Hardly! After all, despite his ancestry, Goldwater was a right-wing Protestant who wasn’t running as a Jew. Most Jewish Americans in 1964 would have sighed and said, “He isn’t one of us and his election doesn’t prove anything particularly good about American attitudes toward Jews.”

Is it so outlandish that some black Americans even now might wonder, “Sure, it’s nice that white folks will vote for a preppy black academic who talks white… but would they ever vote for a black candidate who really came from the ghetto, or from a family of Mississippi sharecroppers?”

Yes, he’s a black president. In the US race seems to be defined by a combination of looks and self-identification. He looks black and calls himself black, therefore he is. If he looked white but had the same parentage, there may be more debate, but he does not. He looks like an African American (who seem to sometimes be a bit lighter than Africans). I am sure that he has faced racism before becoming president, has certainly faced it as president, and has lived his life as someone 99% of Americans would have called “black” if given a picture before he rose to prominence. He’s lived 50whatever years in the US where he is almost universally put in the category of “black”.

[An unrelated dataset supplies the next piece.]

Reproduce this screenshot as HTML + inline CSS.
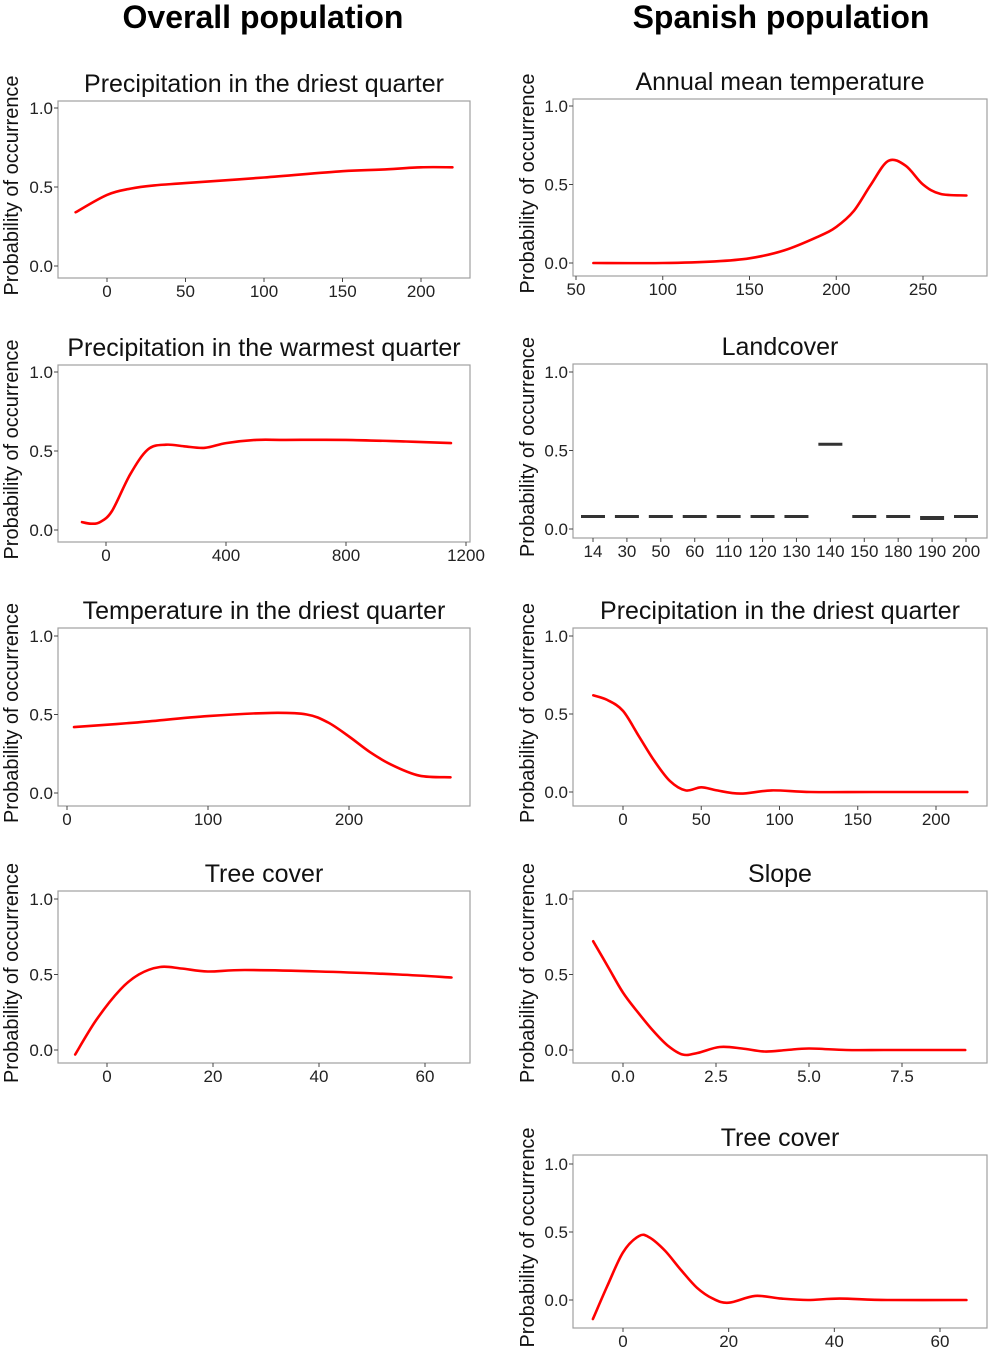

Obama looks a lot like Stanley Dunham, his maternal grandfather. BARACK OBAMA ON HAWAII BEACH WITH GRANDFATHER | BARACK OBAMA… | Flickr

In real life (not media life), the people I ever hear wondering if Obama is “really black” are white people.

Yeah, but how many people who grew up “white trash” are ever going to get elected president? “Preppy academic” (or “war hero”), or at the very least “rich” is pretty much the standard for president as it is. Almost none of them came from truly poor backgrounds.

ETA: According to this article Obama may actually be one of the poorest presidential candidates with “only” a $1M income in 2007.

Same here. The other thing is that while black people may recognize that Obama’s biracial narrative helped his success, they still see his win as a big fuckin deal. I haven’t met any black person who has said “yeah he won…but he’s not really black, so what?”